Stored items from a collection

..........

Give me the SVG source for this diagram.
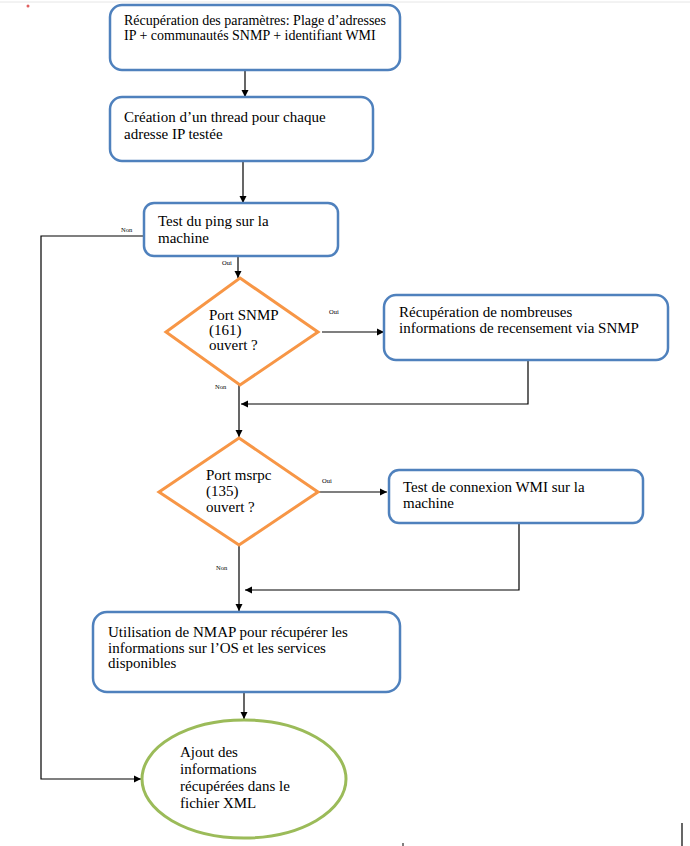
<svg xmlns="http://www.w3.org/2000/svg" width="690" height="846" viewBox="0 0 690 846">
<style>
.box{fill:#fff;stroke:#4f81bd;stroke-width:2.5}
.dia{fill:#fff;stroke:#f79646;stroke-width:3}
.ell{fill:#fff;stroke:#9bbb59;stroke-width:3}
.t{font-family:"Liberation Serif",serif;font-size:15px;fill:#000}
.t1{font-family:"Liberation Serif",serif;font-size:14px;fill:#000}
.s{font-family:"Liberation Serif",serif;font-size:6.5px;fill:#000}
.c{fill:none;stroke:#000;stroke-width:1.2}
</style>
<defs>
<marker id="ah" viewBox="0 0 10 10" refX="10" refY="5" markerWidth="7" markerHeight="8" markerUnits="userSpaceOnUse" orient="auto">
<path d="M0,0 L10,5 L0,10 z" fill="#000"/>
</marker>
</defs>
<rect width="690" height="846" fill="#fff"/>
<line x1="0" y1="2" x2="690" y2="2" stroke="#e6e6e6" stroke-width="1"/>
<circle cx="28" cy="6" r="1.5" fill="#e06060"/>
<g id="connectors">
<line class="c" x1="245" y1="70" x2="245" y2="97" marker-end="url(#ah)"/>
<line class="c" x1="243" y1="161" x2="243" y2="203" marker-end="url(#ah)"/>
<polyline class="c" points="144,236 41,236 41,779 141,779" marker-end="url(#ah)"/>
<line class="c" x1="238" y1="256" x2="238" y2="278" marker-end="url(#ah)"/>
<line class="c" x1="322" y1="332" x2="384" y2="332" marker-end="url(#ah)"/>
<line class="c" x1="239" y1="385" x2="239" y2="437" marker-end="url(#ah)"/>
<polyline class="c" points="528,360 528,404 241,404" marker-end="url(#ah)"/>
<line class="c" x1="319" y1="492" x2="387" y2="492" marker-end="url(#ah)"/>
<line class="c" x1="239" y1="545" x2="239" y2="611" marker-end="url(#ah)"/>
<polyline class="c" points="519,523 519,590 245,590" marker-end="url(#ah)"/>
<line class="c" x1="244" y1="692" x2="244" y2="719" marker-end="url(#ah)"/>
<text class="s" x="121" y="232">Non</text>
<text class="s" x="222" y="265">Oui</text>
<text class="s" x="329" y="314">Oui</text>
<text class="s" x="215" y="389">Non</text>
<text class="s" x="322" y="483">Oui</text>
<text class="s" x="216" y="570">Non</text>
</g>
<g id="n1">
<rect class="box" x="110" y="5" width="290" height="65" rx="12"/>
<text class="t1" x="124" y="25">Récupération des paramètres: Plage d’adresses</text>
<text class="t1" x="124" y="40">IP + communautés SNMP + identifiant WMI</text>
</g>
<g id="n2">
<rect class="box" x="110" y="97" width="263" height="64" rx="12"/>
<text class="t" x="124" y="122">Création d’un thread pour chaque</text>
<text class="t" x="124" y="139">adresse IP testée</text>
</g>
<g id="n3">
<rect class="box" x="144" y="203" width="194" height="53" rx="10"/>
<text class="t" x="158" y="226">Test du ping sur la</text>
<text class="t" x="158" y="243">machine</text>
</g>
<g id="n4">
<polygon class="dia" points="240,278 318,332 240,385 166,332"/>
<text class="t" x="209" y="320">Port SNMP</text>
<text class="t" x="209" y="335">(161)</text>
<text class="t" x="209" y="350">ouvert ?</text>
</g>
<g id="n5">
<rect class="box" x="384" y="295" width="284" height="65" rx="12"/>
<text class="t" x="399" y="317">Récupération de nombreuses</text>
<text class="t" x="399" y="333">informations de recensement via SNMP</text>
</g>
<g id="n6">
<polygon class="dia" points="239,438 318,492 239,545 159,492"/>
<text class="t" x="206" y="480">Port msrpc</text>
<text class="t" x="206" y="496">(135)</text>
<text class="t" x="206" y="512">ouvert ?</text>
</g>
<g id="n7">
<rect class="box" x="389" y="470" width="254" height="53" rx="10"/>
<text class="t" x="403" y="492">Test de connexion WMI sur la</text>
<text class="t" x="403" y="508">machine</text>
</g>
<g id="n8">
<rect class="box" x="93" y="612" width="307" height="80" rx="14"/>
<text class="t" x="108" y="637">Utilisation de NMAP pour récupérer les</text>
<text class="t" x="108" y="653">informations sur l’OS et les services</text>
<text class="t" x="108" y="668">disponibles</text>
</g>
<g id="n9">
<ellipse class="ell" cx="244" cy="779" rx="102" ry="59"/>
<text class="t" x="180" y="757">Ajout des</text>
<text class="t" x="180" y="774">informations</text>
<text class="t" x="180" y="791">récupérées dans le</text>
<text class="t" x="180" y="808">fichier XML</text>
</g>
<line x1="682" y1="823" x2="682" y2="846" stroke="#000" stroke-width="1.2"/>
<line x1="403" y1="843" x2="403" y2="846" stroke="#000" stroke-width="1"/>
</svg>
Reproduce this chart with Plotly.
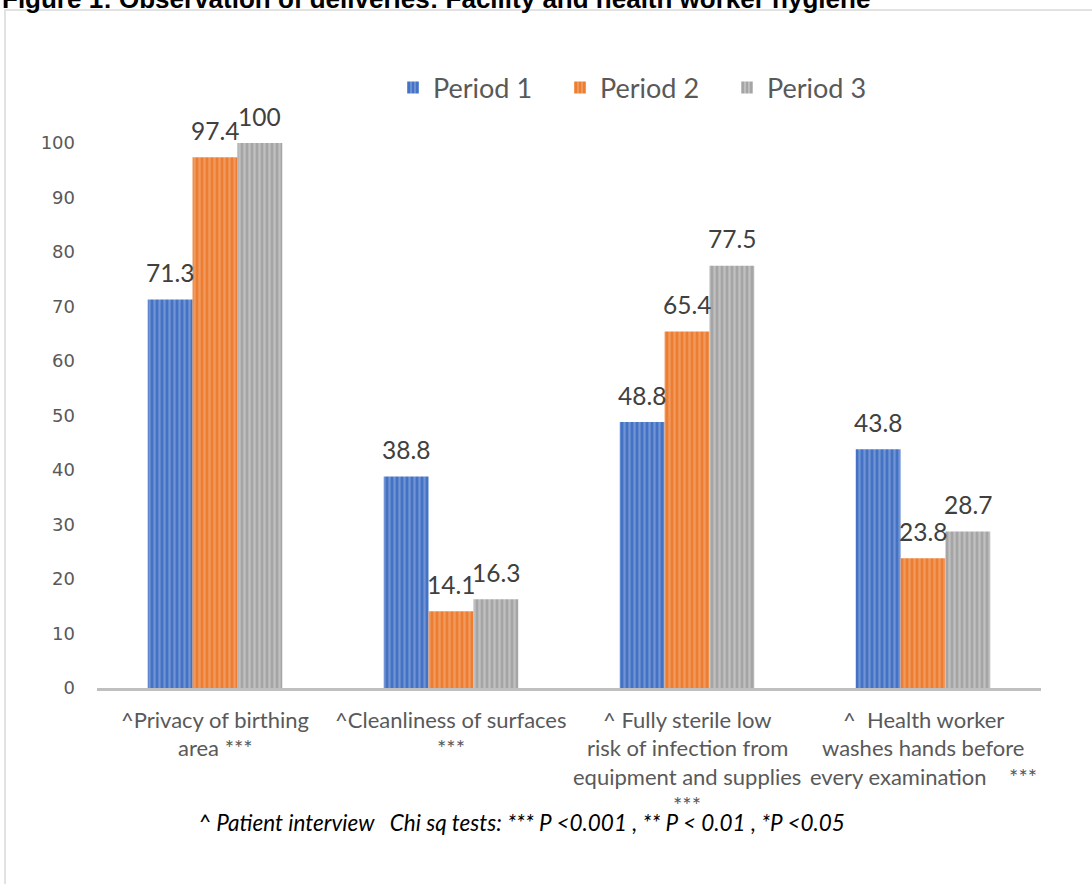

..........

[Task directions]:
Transcribe the full listing above exactly as it stands, minus the pictures.

[Exercise answer]:
Give me the SVG source for this diagram.
<svg xmlns="http://www.w3.org/2000/svg" width="690" height="846" viewBox="0 0 690 846">
<style>
.box{fill:#fff;stroke:#4f81bd;stroke-width:2.5}
.dia{fill:#fff;stroke:#f79646;stroke-width:3}
.ell{fill:#fff;stroke:#9bbb59;stroke-width:3}
.t{font-family:"Liberation Serif",serif;font-size:15px;fill:#000}
.t1{font-family:"Liberation Serif",serif;font-size:14px;fill:#000}
.s{font-family:"Liberation Serif",serif;font-size:6.5px;fill:#000}
.c{fill:none;stroke:#000;stroke-width:1.2}
</style>
<defs>
<marker id="ah" viewBox="0 0 10 10" refX="10" refY="5" markerWidth="7" markerHeight="8" markerUnits="userSpaceOnUse" orient="auto">
<path d="M0,0 L10,5 L0,10 z" fill="#000"/>
</marker>
</defs>
<rect width="690" height="846" fill="#fff"/>
<line x1="0" y1="2" x2="690" y2="2" stroke="#e6e6e6" stroke-width="1"/>
<circle cx="28" cy="6" r="1.5" fill="#e06060"/>
<g id="connectors">
<line class="c" x1="245" y1="70" x2="245" y2="97" marker-end="url(#ah)"/>
<line class="c" x1="243" y1="161" x2="243" y2="203" marker-end="url(#ah)"/>
<polyline class="c" points="144,236 41,236 41,779 141,779" marker-end="url(#ah)"/>
<line class="c" x1="238" y1="256" x2="238" y2="278" marker-end="url(#ah)"/>
<line class="c" x1="322" y1="332" x2="384" y2="332" marker-end="url(#ah)"/>
<line class="c" x1="239" y1="385" x2="239" y2="437" marker-end="url(#ah)"/>
<polyline class="c" points="528,360 528,404 241,404" marker-end="url(#ah)"/>
<line class="c" x1="319" y1="492" x2="387" y2="492" marker-end="url(#ah)"/>
<line class="c" x1="239" y1="545" x2="239" y2="611" marker-end="url(#ah)"/>
<polyline class="c" points="519,523 519,590 245,590" marker-end="url(#ah)"/>
<line class="c" x1="244" y1="692" x2="244" y2="719" marker-end="url(#ah)"/>
<text class="s" x="121" y="232">Non</text>
<text class="s" x="222" y="265">Oui</text>
<text class="s" x="329" y="314">Oui</text>
<text class="s" x="215" y="389">Non</text>
<text class="s" x="322" y="483">Oui</text>
<text class="s" x="216" y="570">Non</text>
</g>
<g id="n1">
<rect class="box" x="110" y="5" width="290" height="65" rx="12"/>
<text class="t1" x="124" y="25">Récupération des paramètres: Plage d’adresses</text>
<text class="t1" x="124" y="40">IP + communautés SNMP + identifiant WMI</text>
</g>
<g id="n2">
<rect class="box" x="110" y="97" width="263" height="64" rx="12"/>
<text class="t" x="124" y="122">Création d’un thread pour chaque</text>
<text class="t" x="124" y="139">adresse IP testée</text>
</g>
<g id="n3">
<rect class="box" x="144" y="203" width="194" height="53" rx="10"/>
<text class="t" x="158" y="226">Test du ping sur la</text>
<text class="t" x="158" y="243">machine</text>
</g>
<g id="n4">
<polygon class="dia" points="240,278 318,332 240,385 166,332"/>
<text class="t" x="209" y="320">Port SNMP</text>
<text class="t" x="209" y="335">(161)</text>
<text class="t" x="209" y="350">ouvert ?</text>
</g>
<g id="n5">
<rect class="box" x="384" y="295" width="284" height="65" rx="12"/>
<text class="t" x="399" y="317">Récupération de nombreuses</text>
<text class="t" x="399" y="333">informations de recensement via SNMP</text>
</g>
<g id="n6">
<polygon class="dia" points="239,438 318,492 239,545 159,492"/>
<text class="t" x="206" y="480">Port msrpc</text>
<text class="t" x="206" y="496">(135)</text>
<text class="t" x="206" y="512">ouvert ?</text>
</g>
<g id="n7">
<rect class="box" x="389" y="470" width="254" height="53" rx="10"/>
<text class="t" x="403" y="492">Test de connexion WMI sur la</text>
<text class="t" x="403" y="508">machine</text>
</g>
<g id="n8">
<rect class="box" x="93" y="612" width="307" height="80" rx="14"/>
<text class="t" x="108" y="637">Utilisation de NMAP pour récupérer les</text>
<text class="t" x="108" y="653">informations sur l’OS et les services</text>
<text class="t" x="108" y="668">disponibles</text>
</g>
<g id="n9">
<ellipse class="ell" cx="244" cy="779" rx="102" ry="59"/>
<text class="t" x="180" y="757">Ajout des</text>
<text class="t" x="180" y="774">informations</text>
<text class="t" x="180" y="791">récupérées dans le</text>
<text class="t" x="180" y="808">fichier XML</text>
</g>
<line x1="682" y1="823" x2="682" y2="846" stroke="#000" stroke-width="1.2"/>
<line x1="403" y1="843" x2="403" y2="846" stroke="#000" stroke-width="1"/>
</svg>
Reproduce this chart with Plotly.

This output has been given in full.